**EXERCISE OBJECTIVE:** Retype exactly the lines from the first one through the line with "cx_px, cy_px, r_px = 287, 284, 273", including both ends; skip any pictures.

**PROVIDED MATERIAL:**
________________________________________

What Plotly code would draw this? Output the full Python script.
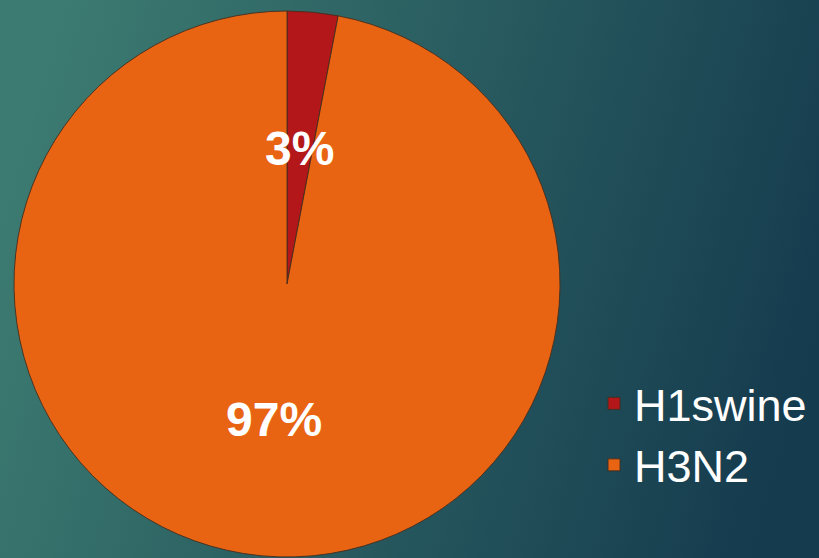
"""
Pie chart of subtype share on a teal gradient background
"""

import base64
import math
import plotly.graph_objects as go

labels = ['H1swine', 'H3N2']
values = [3, 97]
slice_colors = ['#b3171a', '#e86413']

W, H = 819, 558

# pie placement in pixels (center, radius)
cx_px, cy_px, r_px = 287, 284, 273

# gradient background as an svg image
svg = (
    f'<svg xmlns="http://www.w3.org/2000/svg" width="{W}" height="{H}">'
    '<defs><linearGradient id="g" x1="0" y1="0.4" x2="1" y2="0.6">'
    '<stop offset="0" stop-color="#3c7b71"/>'
    '<stop offset="1" stop-color="#153b4e"/>'
    '</linearGradient></defs>'
    f'<rect width="{W}" height="{H}" fill="url(#g)"/></svg>'
)
bg_src = 'data:image/svg+xml;base64,' + base64.b64encode(svg.encode()).decode()

dom_x = [(cx_px - r_px) / W, (cx_px + r_px) / W]
dom_y = [(H - cy_px - r_px) / H, (H - cy_px + r_px) / H]

fig = go.Figure()
fig.add_trace(
    go.Pie(
        labels=labels,
        values=values,
        sort=False,
        direction='clockwise',
        rotation=0,
        marker=dict(colors=slice_colors, line=dict(color='rgba(70,45,30,0.9)', width=1)),
        textinfo='none',
        hoverinfo='label+percent',
        domain=dict(x=dom_x, y=dom_y),
    )
)

# percentage labels at half radius along each slice's mid angle
total = sum(values)
cum = 0
for v in values:
    mid = (cum + v / 2) / total * 2 * math.pi
    cum += v
    px = cx_px + 0.5 * r_px * math.sin(mid)
    py = cy_px - 0.5 * r_px * math.cos(mid)
    fig.add_annotation(
        x=px / W, y=1 - py / H, xref='paper', yref='paper',
        xanchor='center', yanchor='middle',
        text=f'<b>{round(v / total * 100)}%</b>',
        showarrow=False,
        font=dict(family='Arial, Liberation Sans, sans-serif', size=48, color='#ffffff'),
    )

fig.add_layout_image(
    dict(source=bg_src, xref='paper', yref='paper', x=0, y=1, sizex=1, sizey=1,
         xanchor='left', yanchor='top', sizing='stretch', layer='below')
)

fig.update_layout(
    width=W, height=H,
    margin=dict(l=0, r=0, t=0, b=0),
    paper_bgcolor='#2a5a60',
    plot_bgcolor='rgba(0,0,0,0)',
    showlegend=True,
    legend=dict(
        x=0.7253, y=0.222, xanchor='left', yanchor='middle',
        font=dict(family='Arial, Liberation Sans, sans-serif', size=45, color='#ffffff'),
        bgcolor='rgba(0,0,0,0)',
        tracegroupgap=0,
    ),
)

fig.write_html("out.html", config={'displayModeBar': False},
               post_script="document.body.style.margin='0';")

________________________________________

**COMPLETE ANSWER:**
What Plotly code would draw this? Output the full Python script.
"""
Pie chart of subtype share on a teal gradient background
"""

import base64
import math
import plotly.graph_objects as go

labels = ['H1swine', 'H3N2']
values = [3, 97]
slice_colors = ['#b3171a', '#e86413']

W, H = 819, 558

# pie placement in pixels (center, radius)
cx_px, cy_px, r_px = 287, 284, 273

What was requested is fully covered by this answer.